Here's a comment from gcc/cp/mangle.c that should help explain the various destructor symbol variations.

/* Handle destructor productions of non-terminal <special-name>.
   DTOR is a destructor FUNCTION_DECL.

     <special-name> ::= D0 # deleting (in-charge) destructor
		    ::= D1 # complete object (in-charge) destructor
		    ::= D2 # base object (not-in-charge) destructor  */
Comment 11 crusader.mike 2019-07-30 17:02:38 UTC
> ... it would be possible ... a lot of work for little gain
Well, in my case (which I believe isn't very rare) majority of functionality is locked in a few large static libs (of dubious quality) and all minor tools link them and (due to various effects) end up having dummy dependencies, forcing me to package unnecessary libs in deliverables (plus some waste at runtime). Fixing this is not huge, but nice to have.

In terms of work -- what about associating a counter with every lib, which goes up for every resolved symbol and goes down for every symbol marked for garbage collection? At the end -- remove all DT_NEEDED entries with counter at 0. Well, (since I am ignorant wrt ld implementation) it is probably a dumb idea, so I 'll leave this problem with those who know what they are doing.

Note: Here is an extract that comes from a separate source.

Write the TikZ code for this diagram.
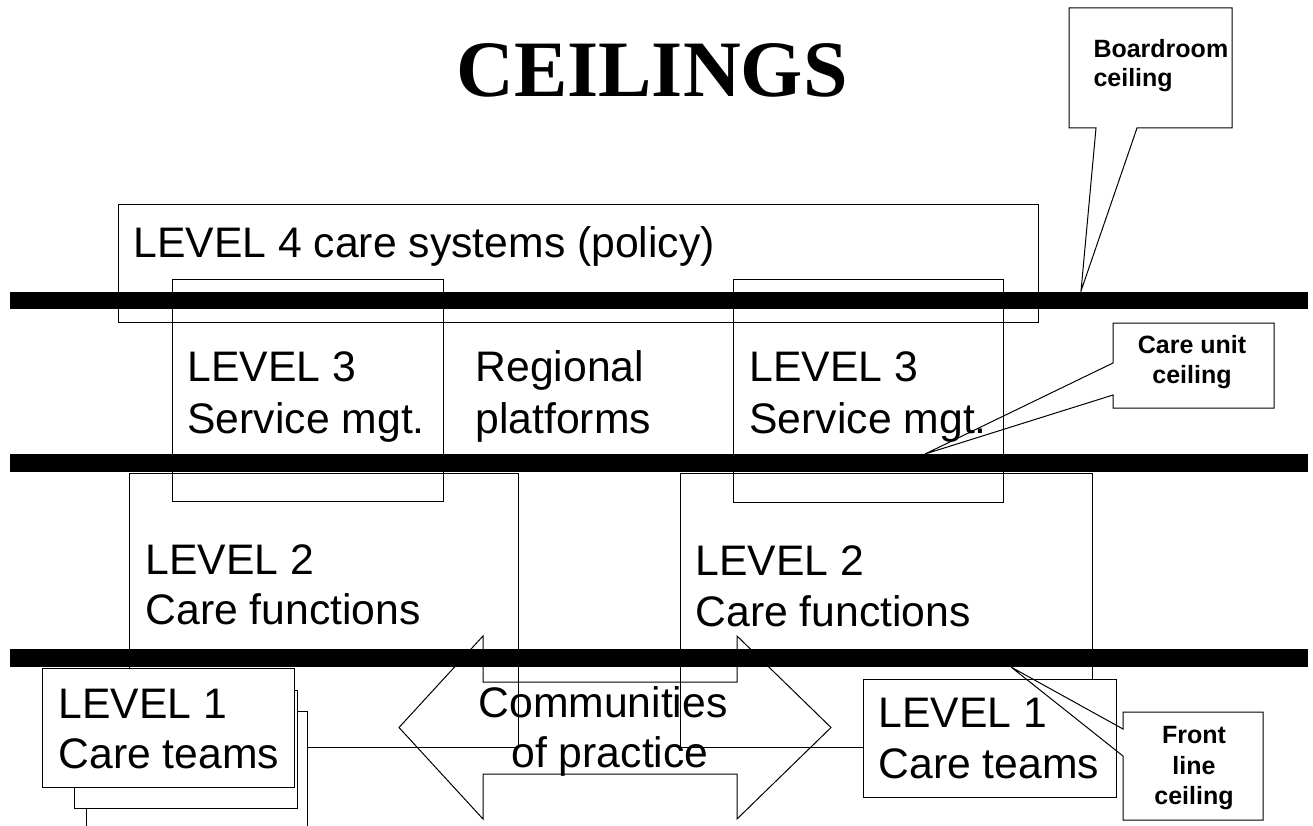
\documentclass[tikz,border=0pt]{standalone}
\usepackage{fontspec}
\setmainfont{Liberation Sans}
\newfontfamily\titlefont{Liberation Serif}
\begin{document}
\begin{tikzpicture}[x=1pt,y=-1pt,line width=1pt,
  box/.style={draw=black,line width=1pt,inner sep=0pt,outer sep=0pt,anchor=north west},
  wbox/.style={box,fill=white},
  bar/.style={fill=black,draw=none},
  big/.style={font=\fontsize{42.7}{51}\selectfont,inner sep=0pt,anchor=base west},
  bigc/.style={big,anchor=base},
  callt/.style={font=\bfseries\fontsize{25}{29}\selectfont,inner sep=0pt,anchor=base},
  callout/.style={draw=black,line width=1pt,line join=miter}]
\useasboundingbox (0,0) rectangle (1313,826);
% title
\node[font=\titlefont\bfseries\fontsize{80}{90}\selectfont,inner sep=0pt,anchor=base] (title) at (652,97) {CEILINGS};
% level boxes
\node[box,minimum width=920pt,minimum height=117pt] (l4) at (118,205) {};
\node[box,minimum width=271pt,minimum height=222pt] (l3a) at (172,279) {};
\node[box,minimum width=270pt,minimum height=223pt] (l3b) at (733,279) {};
\node[box,minimum width=389pt,minimum height=274pt] (l2a) at (129,473) {};
\node[box,minimum width=412pt,minimum height=274pt] (l2b) at (680,473) {};
% double arrow
\draw[line join=miter] (399,727.5) -- (483,636) -- (483,682) -- (737,682) -- (737,636)
  -- (831,727.5) -- (737,819) -- (737,774) -- (483,774) -- (483,819) -- cycle;
% ceilings (bars)
\fill[bar] (10,292) rectangle (1308,309);
\fill[bar] (10,454) rectangle (1308,472);
\fill[bar] (10,649) rectangle (1308,667);
% level 1 boxes
\node[wbox,minimum width=221pt,minimum height=130pt] (l1c) at (86,711) {};
\node[wbox,minimum width=223pt,minimum height=118pt] (l1b) at (74,690) {};
\node[wbox,minimum width=252pt,minimum height=119pt] (l1a) at (42,668) {};
\node[wbox,minimum width=253pt,minimum height=118pt] (l1r) at (863,679) {};
% callouts
\coordinate (tipA) at (1081,291);
\coordinate (tipB) at (925,454);
\coordinate (tipC) at (1011,667);
\draw[callout] (1069,8) -- (1232,8) -- (1232,128) -- (1137,128) -- (tipA) -- (1096,128) -- (1069,128) -- cycle;
\draw[callout] (1113,323) -- (1274,323) -- (1274,408) -- (1113,408) -- (1113,395) -- (tipB) -- (1113,363) -- cycle;
\draw[callout] (1123,712) -- (1263,712) -- (1263,820) -- (1123,820) -- (1123,756) -- (tipC) -- (1123,729) -- cycle;
\node[callt,anchor=base west] (bA1) at (1093,58) {Boardroom};
\node[callt,anchor=base west] (bA2) at (1093,87) {ceiling};
\node[callt] (bB1) at (1192,353) {Care unit};
\node[callt] (bB2) at (1192,383) {ceiling};
\node[callt] (bC1) at (1194,743) {Front};
\node[callt] (bC2) at (1194,774) {line};
\node[callt] (bC3) at (1194,804) {ceiling};
% texts
\node[big] (t4) at (133,257) {LEVEL 4 care systems (policy)};
\node[big] (t3a1) at (187,381) {LEVEL 3};
\node[big] (t3a2) at (187,433) {Service mgt.};
\node[big] (tr1) at (475,381) {Regional};
\node[big] (tr2) at (475,433) {platforms};
\node[big] (t3b1) at (749,381) {LEVEL 3};
\node[big] (t3b2) at (749,433) {Service mgt.};
\node[big] (t2a1) at (145,574) {LEVEL 2};
\node[big] (t2a2) at (145,624) {Care functions};
\node[big] (t2b1) at (695,575) {LEVEL 2};
\node[big] (t2b2) at (695,626) {Care functions};
\node[bigc] (tc1) at (603,717) {Communities};
\node[bigc] (tc2) at (610,767) {of practice};
\node[big] (t1a1) at (58,718) {LEVEL 1};
\node[big] (t1a2) at (58,768) {Care teams};
\node[big] (t1r1) at (878,727) {LEVEL 1};
\node[big] (t1r2) at (878,778) {Care teams};
\end{tikzpicture}
\end{document}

> ... to do better than just removing DT_NEEDED entries would basically require iterating the link
What do you mean by "to do better"?


> ... that should help explain the various destructor ...
Thank you, Alan. Now it makes sense.


Can you comment on #7? I.e. why elf executable ends up having large .dynsym table? is there a way to to trim it down only to stuff used by it's shared libs? Thank you.